Sunshine

may232007_sunshine.jpgSunshine is a story about a group of scientists and astronauts sent out to space 50 years from now to fix the sun via exploding a bomb into it. First they have to get there of course, and no they don’t resort to doing it at night, so let’s get that old, old joke over with before you even start thinking it, and to those who wouldn’t have thought of it, my apologies, but consider my getting it over with as a favor to you just the same.

At any rate, the drama here is the actual getting there and ‘delivering the payload’, which we hear very often throughout the film. Cillian Murphy, the guy I suspect who’s gonna play the Joker in the next Batman series, plays a Physicist who has to decide if they should check out whatever happened to the first attempt 8 years before them, a similar ship named Icarus (theirs is Icarus II), whom they happen to discover mysteriously floating around in space – completely functional – along the way. These being the practical scientists that they are, they decide that two chances at exploding a bomb into the sun are better than one, and proceed to variate their mission into fetching it. But of course it turns out, as it often does, the mystery ship isn’t as innocent as they think, and it proceeds thereon to make their path that much harder as they go along their way.

Now I’ll be honest with you when I say I don’t think I did a very good job at hiding the spoiler in the paragraph before this. In fact, I may as well have given up the story altogether, even if I didn’t say exactly what they found in that other ship. Surely you will not need a College degree to discern the fact that something dastardly is lurking in there, hence providing the ‘Thriller’ part in the ‘Adventure, Sci Fi, Thriller’ description of this film.

And so with that, and rather unfortunately, ‘predictable’ can be used to describe this. Predictable like how when we were kids we would make bets as to which characters would die in a Friday the 13th movie, just after the first act when everyone gets introduced. Old habits die hard, and I think I got 2 out of 5 wrong, but the fact that some films make you feel like you’re just sitting there waiting for them to get slaughtered can get you pretty angsty in your seat, and might make you want to check your cellphone for text messages or talk to your companion far more often than you should.

Fortunately however, this movie keeps you glued, obviously not at the fantastic plot, but at the visual imagery, and distinct style it carries throughout. I’m not really sure why, but sci – fi thrillers such as the venerable Alien, Aliens, and uhmm, Alien Resurrection, need to maintain a unique ‘look and feel’, perhaps owing to the fact that since they’re all set in space and in the future, the set designers pretty much are allowed to go all out with their imagination.

And the set, props, production design, are what makes this movie stand out. It is, in fact, rather spectacular.
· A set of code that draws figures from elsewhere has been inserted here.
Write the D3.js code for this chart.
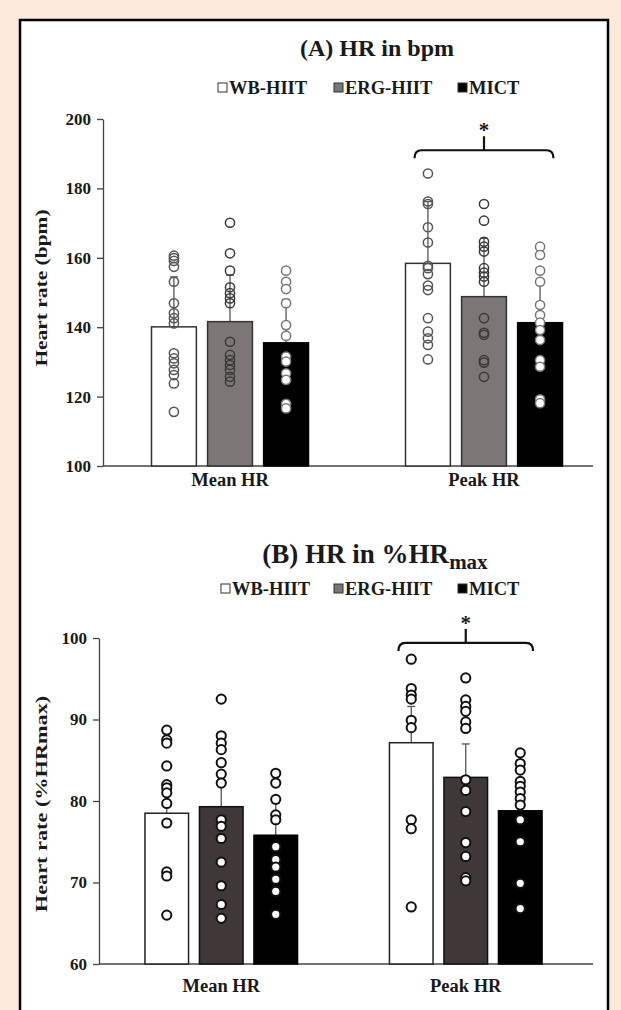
<!DOCTYPE html>
<html><head><meta charset="utf-8">
<script src="https://cdn.jsdelivr.net/npm/d3@7"></script>
<style>
html,body{margin:0;padding:0;background:#fbe9dc;}
svg{display:block;}
text{font-family:"Liberation Serif","Times New Roman",serif;font-weight:bold;fill:#1a1a1a;}
</style></head><body>
<svg id="c" width="621" height="1010"></svg>
<script>
const categories = ["Mean HR", "Peak HR"];
const series = ["WB-HIIT", "ERG-HIIT", "MICT"];

// Panel A: HR in bpm
const bpmTicks = [100, 120, 140, 160, 180, 200];
const bpmBars = [[140.1, 141.6, 135.5], [158.4, 148.8, 141.3]];
const bpmErrTop = [[154.5, 155.0, 148.0], [176.2, 165.6, 153.1]];
const bpmMeanWB = [160.6, 159.9, 159.1, 157.4, 153.1, 146.9, 144.0, 142.6, 141.1, 132.5, 131.0, 129.6, 127.7, 126.2, 123.8, 115.6];
const bpmMeanERG = [170.1, 161.3, 156.3, 151.5, 149.8, 148.3, 146.9, 135.8, 132.0, 130.5, 129.1, 127.7, 125.7, 124.3];
const bpmMeanMICT = [156.3, 153.1, 151.0, 146.9, 140.6, 137.5, 131.5, 130.1, 126.7, 124.8, 117.9, 116.6];
const bpmPeakWB = [184.3, 176.2, 175.5, 168.8, 164.4, 157.7, 157.0, 155.3, 152.0, 150.7, 142.6, 138.7, 136.8, 134.9, 130.7];
const bpmPeakERG = [175.5, 170.7, 164.6, 163.2, 161.8, 157.0, 155.7, 154.6, 153.1, 142.6, 138.4, 137.8, 130.5, 129.8, 125.7];
const bpmPeakMICT = [163.2, 160.8, 156.3, 153.1, 146.4, 143.5, 141.3, 139.2, 136.3, 130.5, 128.6, 119.2, 118.1];
const bpmSig = 191;

// Panel B: HR in %HRmax
const pctTicks = [60, 70, 80, 90, 100];
const pctBars = [[78.5, 79.3, 75.8], [87.15, 82.9, 78.8]];
const pctErrTop = [[82.2, 82.6, 79.7], [91.6, 87.0, 82.5]];
const pctMeanWB = [88.7, 87.5, 87.1, 84.3, 82.0, 81.6, 81.0, 79.7, 77.3, 71.3, 70.8, 66.0];
const pctMeanERG = [92.5, 88.0, 87.1, 86.3, 84.7, 83.3, 82.2, 77.7, 76.9, 75.4, 72.5, 69.6, 67.3, 65.6];
const pctMeanMICT = [83.4, 82.2, 80.2, 78.3, 77.7, 74.4, 72.8, 71.9, 70.4, 68.9, 66.1];
const pctPeakWB = [97.4, 93.8, 93.0, 92.5, 89.9, 89.0, 77.7, 76.6, 67.0];
const pctPeakERG = [95.1, 92.4, 91.6, 91.0, 89.7, 88.9, 82.6, 81.3, 78.7, 74.9, 73.2, 70.6, 70.2];
const pctPeakMICT = [85.9, 84.6, 83.8, 82.4, 81.8, 81.1, 80.3, 79.5, 77.7, 75.0, 69.9, 66.8];
const pctSig = 99.4;

const svg = d3.select("#c");
svg.append("rect").attr("x", 20).attr("y", 20).attr("width", 588).attr("height", 1000)
  .attr("fill", "#fff").attr("stroke", "#000").attr("stroke-width", 2.5);

function drawPanel(o) {
  const g = svg.append("g");
  const y = d3.scaleLinear().domain([o.ticks[0], o.ticks[o.ticks.length - 1]]).range(o.yRange);
  const x0 = d3.scaleBand().domain(categories).range(o.xRange);
  const x1 = d3.scaleBand().domain(series).range([0, o.inner]).paddingInner(0.2);
  const bx = (ci, s) => x0(categories[ci]) + x0.bandwidth() / 2 - o.inner / 2 + x1(s);

  // y axis
  const ax = g.append("g").attr("transform", `translate(${o.xRange[0]},0)`)
    .call(d3.axisLeft(y).tickValues(o.ticks).tickSize(6).tickSizeOuter(0).tickPadding(6));
  ax.selectAll("path,line").attr("stroke", "#444").attr("stroke-width", 1.3);
  ax.selectAll("text").attr("font-size", 17).attr("fill", "#1a1a1a")
    .style("font-family", '"Liberation Serif",serif').style("font-weight", "bold");
  // x axis line
  g.append("line").attr("x1", o.xRange[0]).attr("x2", o.xEnd)
    .attr("y1", y(o.ticks[0])).attr("y2", y(o.ticks[0])).attr("stroke", "#444").attr("stroke-width", 1.3);
  // category labels
  g.selectAll(".cat").data(categories).join("text")
    .attr("x", d => x0(d) + x0.bandwidth() / 2).attr("y", o.catY)
    .attr("text-anchor", "middle").attr("font-size", 18.5).text(d => d);

  // bars
  categories.forEach((c, ci) => {
    series.forEach((s, si) => {
      const xL = bx(ci, s), w = x1.bandwidth(), cx = xL + w / 2;
      const v = o.bars[ci][si], e = o.err[ci][si];
      g.append("line").attr("x1", cx).attr("x2", cx).attr("y1", y(v)).attr("y2", y(e))
        .attr("stroke", "#555").attr("stroke-width", 1.3);
      g.append("line").attr("x1", cx - 4).attr("x2", cx + 4).attr("y1", y(e)).attr("y2", y(e))
        .attr("stroke", "#555").attr("stroke-width", 1.3);
      g.append("rect").attr("x", xL).attr("y", y(v)).attr("width", w).attr("height", y(o.ticks[0]) - y(v))
        .attr("fill", o.barFill[si]).attr("stroke", o.barStroke[si]).attr("stroke-width", 1.5);
    });
  });
  // points
  categories.forEach((c, ci) => {
    series.forEach((s, si) => {
      const cx = bx(ci, s) + x1.bandwidth() / 2;
      g.selectAll(null).data(o.pts[ci][si]).join("circle")
        .attr("cx", cx).attr("cy", d => y(d)).attr("r", 4.6)
        .attr("fill", o.ptFill[si]).attr("stroke", o.ptStroke[si]).attr("stroke-width", o.ptSW);
    });
  });

  // significance bracket
  const bl = bx(1, series[0]) + 9, br = bx(1, series[2]) + x1.bandwidth() - 9, bc = (bl + br) / 2;
  const by = y(o.sig);
  g.append("path").attr("d", `M${bl},${by + 8} Q${bl},${by} ${bl + 7},${by} L${br - 7},${by} Q${br},${by} ${br},${by + 8} M${bc},${by} L${bc},${by - 14}`)
    .attr("fill", "none").attr("stroke", "#111").attr("stroke-width", 2.2);
  g.append("text").attr("x", bc).attr("y", by - 13).attr("text-anchor", "middle").attr("font-size", 21).text("*");

  // y title (stretched along its length like the reference)
  g.append("text").attr("transform", `translate(${o.yTitleX},${o.yTitleY}) scale(1,${o.yTitleStretch}) rotate(-90)`)
    .attr("text-anchor", "middle").attr("font-size", 16.5).text(o.yTitle);

  // title
  const t = g.append("text").attr("x", o.titleX).attr("y", o.titleY).attr("text-anchor", "middle").attr("font-size", o.titleSize);
  t.append("tspan").text(o.title);
  if (o.sub) t.append("tspan").attr("font-size", o.subSize).attr("dy", 6).text(o.sub);

  // legend
  const legendX = o.legendX;
  series.forEach((s, si) => {
    g.append("rect").attr("x", legendX[si]).attr("y", o.legendY - 11).attr("width", 9).attr("height", 9)
      .attr("fill", o.legFill[si]).attr("stroke", "#333").attr("stroke-width", 1);
    g.append("text").attr("x", legendX[si] + 11).attr("y", o.legendY).attr("font-size", 18.5).text(s);
  });
}

drawPanel({
  ticks: bpmTicks, yRange: [466, 119], xRange: [103, 611], xEnd: 593, inner: 157,
  bars: bpmBars, err: bpmErrTop,
  pts: [[bpmMeanWB, bpmMeanERG, bpmMeanMICT], [bpmPeakWB, bpmPeakERG, bpmPeakMICT]],
  sig: bpmSig,
  barFill: ["#fff", "#7d7676", "#000"], barStroke: ["#333", "#333", "#000"],
  ptFill: ["none", "none", "#fff"], ptStroke: ["#555", "#3a3a3a", "#777"], ptSW: 1.5,
  catY: 486, yTitle: "Heart rate (bpm)", yTitleX: 47, yTitleY: 288, yTitleStretch: 1.3,
  title: "(A) HR in bpm", sub: null, titleX: 377, titleY: 56, titleSize: 24,
  legendX: [218, 334, 458], legendY: 94, legFill: ["#fff", "#777", "#000"]
});

drawPanel({
  ticks: pctTicks, yRange: [964, 638], xRange: [99, 588], xEnd: 593, inner: 152.6,
  bars: pctBars, err: pctErrTop,
  pts: [[pctMeanWB, pctMeanERG, pctMeanMICT], [pctPeakWB, pctPeakERG, pctPeakMICT]],
  sig: pctSig,
  barFill: ["#fff", "#403838", "#000"], barStroke: ["#222", "#111", "#000"],
  ptFill: ["#fff", "#fff", "#fff"], ptStroke: ["#111", "#111", "#111"], ptSW: 2,
  catY: 992, yTitle: "Heart rate (%HRmax)", yTitleX: 47, yTitleY: 804, yTitleStretch: 1.35,
  title: "(B) HR in %HR", sub: "max", titleX: 375, titleY: 563, titleSize: 27, subSize: 21,
  legendX: [221, 334, 458], legendY: 595, legFill: ["#fff", "#777", "#000"]
});
</script>
</body></html>
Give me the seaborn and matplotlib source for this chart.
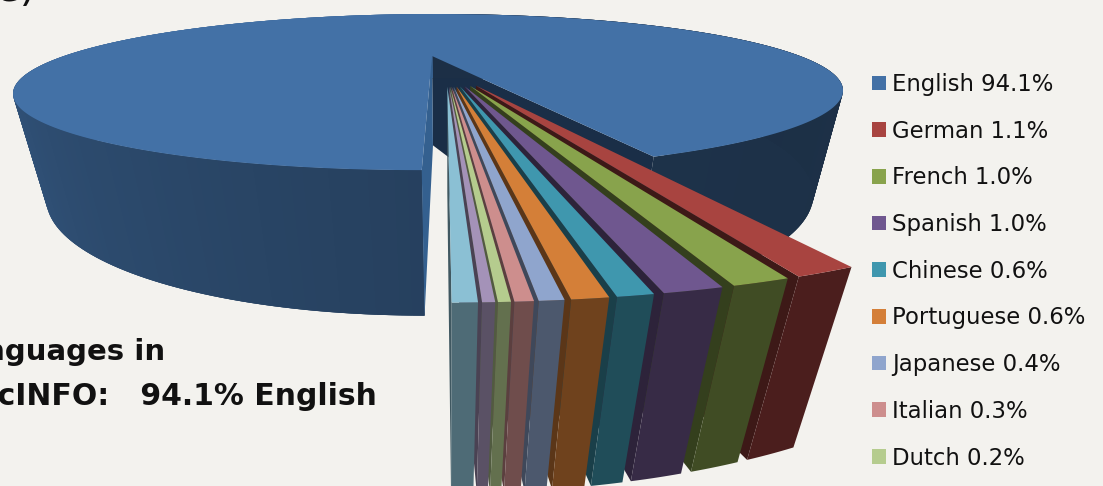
import numpy as np
import matplotlib
matplotlib.use("Agg")
import matplotlib.pyplot as plt
from matplotlib.collections import PolyCollection
from matplotlib.patches import Patch
import seaborn as sns

# Shares of journal content by language, in percent
languages = ["English", "German", "French", "Spanish", "Chinese",
             "Portuguese", "Japanese", "Italian", "Dutch", "Minor A", "Minor B"]
shares = [94.1, 1.1, 1.0, 1.0, 0.6, 0.6, 0.4, 0.3, 0.2, 0.2, 0.4]
share_labels = ["94.1%", "1.1%", "1.0%", "1.0%", "0.6%", "0.6%", "0.4%", "0.3%", "0.2%"]
slice_colors = ["#4371A6", "#A84440", "#88A34C", "#6F578F", "#3F97AE",
                "#D47F38", "#8FA5CD", "#CD8E8D", "#B5CC8E", "#A492B8", "#8BC0D4"]
BACKGROUND = "#F3F2EE"

sns.set_theme(style="white")
plt.rcParams["font.family"] = ["DejaVu Sans"]

# Camera model for the tilted pie: plane perspective plus a vertical vanishing point
ORIGIN = np.array([432.0, 56.0])
VANISH = np.array([448.0, 1520.0])
SCALE_X, SHEAR_X, SCALE_Y, TILT = 368.0, 6.8, 61.4, 0.462
THICKNESS = 0.065
EXPLODE = 0.205
BEARING_END = 21.1  # bearing where English stops, measured from the front of the pie


def project(x, y, drop=0.0):
    x, y = np.asarray(x, float), np.asarray(y, float)
    w = 1 + TILT * y
    px = ORIGIN[0] + (SCALE_X * x + SHEAR_X * y) / w
    py = ORIGIN[1] - SCALE_Y * y / w
    s = THICKNESS * drop
    t = s / (w + s)
    return np.column_stack([px + (VANISH[0] - px) * t, py + (VANISH[1] - py) * t])


def shade(color, bearing):
    f = np.interp(bearing, [-100, -60, -1, 20, 90], [0.93, 0.72, 0.57, 0.44, 0.42])
    return tuple(np.array(matplotlib.colors.to_rgb(color)) * f)


def wedge_outline(cx, cy, b0, b1, n):
    b = np.linspace(b0, b1, n)
    r = np.radians(b)
    return b, cx + np.sin(r), cy - np.cos(r)


fig = plt.figure(figsize=(11.03, 4.86), dpi=100, facecolor=BACKGROUND)
ax = fig.add_axes([0, 0, 1, 1])
ax.set_xlim(0, 1103)
ax.set_ylim(486, 0)
ax.set_facecolor(BACKGROUND)
ax.axis("off")

sweeps = np.array(shares) / sum(shares) * 360.0
# true pie centre, from which English is pushed back by the explosion distance
eng_mid = np.radians(BEARING_END + sweeps[0] / 2)
centre = -EXPLODE * np.array([np.sin(eng_mid), -np.cos(eng_mid)])

# English: rear faces first, then the rim, the cut faces and the top
eng_start, eng_end = BEARING_END, BEARING_END + sweeps[0]
b, x, y = wedge_outline(0.0, 0.0, eng_start, eng_end, 300)
top = project(x, y)
low = project(x, y, 1.0)
apex_top = project(0.0, 0.0)[0]
apex_low = project(0.0, 0.0, 1.0)[0]
ax.add_collection(PolyCollection([[apex_top, top[0], low[0], apex_low]],
                                 facecolors="#1A2E47", edgecolors="none", zorder=1))
signed = (b + 180) % 360 - 180
# neighbouring rim bands overlap so no seams show between them
last = len(b) - 1
quads = [[top[i], top[min(i + 3, last)], low[min(i + 3, last)], low[i]] for i in range(last)]
cols = [shade(slice_colors[0], signed[i]) for i in range(last)]
ax.add_collection(PolyCollection(quads, facecolors=cols, edgecolors="none", zorder=2))
ax.add_collection(PolyCollection([[apex_top, top[-1], low[-1], apex_low]],
                                 facecolors="#34608F", edgecolors="none", zorder=3))
ax.add_collection(PolyCollection([np.vstack([apex_top, top])], facecolors=slice_colors[0],
                                 edgecolors="none", zorder=4))

# Small slices, painted from the outermost bearing inwards so nearer ones overlap
bearing = BEARING_END
z = 5
for value, sweep, color in zip(shares[1:], sweeps[1:], slice_colors[1:]):
    b0, b1 = bearing, bearing - sweep
    mid = np.radians((b0 + b1) / 2)
    tip = centre + EXPLODE * np.array([np.sin(mid), -np.cos(mid)])
    _, x, y = wedge_outline(tip[0], tip[1], b0, b1, 8)
    t_arc, l_arc = project(x, y), project(x, y, 1.0)
    t_tip, l_tip = project(tip[0], tip[1])[0], project(tip[0], tip[1], 1.0)[0]
    side = shade(color, (b0 + b1) / 2)
    strip = tuple(np.array(side) * 0.82)
    polys = [[t_tip, t_arc[-1], l_arc[-1], l_tip],
             np.vstack([t_arc, l_arc[::-1]]),
             np.vstack([t_tip, t_arc])]
    ax.add_collection(PolyCollection(polys, facecolors=[strip, side, color],
                                     edgecolors="none", zorder=z))
    bearing = b1
    z += 1

# Legend entries for the named languages
handles = [Patch(facecolor=c, edgecolor="none") for c in slice_colors[:9]]
labels = [f"{n} {s}" for n, s in zip(languages, share_labels)]
ax.legend(handles, labels, loc="upper left", bbox_to_anchor=(872, 73),
          bbox_transform=ax.transData, frameon=False, fontsize=16.4,
          labelspacing=1.04, handlelength=0.62, handleheight=0.62, handletextpad=0.27,
          borderpad=0, borderaxespad=0, labelcolor="#111111")

# Caption text beneath the pie, and the end of the heading above it
ax.text(165, 360, "Languages in", ha="right", va="baseline", fontsize=21,
        fontweight="bold", color="#111111")
ax.text(377, 405, "PsycINFO:   94.1% English", ha="right", va="baseline", fontsize=21.5,
        fontweight="bold", color="#111111")
ax.text(37, 1, "e)", ha="right", va="baseline", fontsize=30, color="#111111")

fig.savefig("out.png", dpi=100, facecolor=BACKGROUND)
Every little tiny detail is a well thought out artist’s rendition jumping out at you. Artists whom, I’m sure, had experience on comic books and other arenas as well. Computer rooms look like hi – tech renditions of computer rooms. Command centers look like command centers, an ‘Earth room’, where the crew goes to from time to time to experience a 3d virtual ‘Earth’ should they occasionally need it for therapeutic reasons, looks exactly how we would imagine it to be.

In conclusion, Sunshine is a movie that’ll make your $3,000.00 flat screen TV and audio setup worth the money. You’re gonna feel that every pixel is getting to you in complete 1080 High definition. But as a compelling story? It scores only a few points. Murphy is a terrific actor, the idea of a ‘last stand we won’t go away quietly’ human race crying out for it’s survival gets to you ocassionally, and the cast, notably Michelle Yeoh, Chris Evans and Hiroyuki Sanada, are worth remembering.

For a really rolicking scary time in space, I’ll still go for the 1997 Event Horizon, of which this movie shares a great deal with in terms of plot. The jaw dropping visual imagery will guarantee this a place beside such classics as 1989’s The Abyss, 1998’s Sphere, and even two anime personal favorites, the 1998 Akira and the 1995 Ghost in the Shell.

Otherwise however, it’s thin story and somewhat laughable bad guy weigh it down.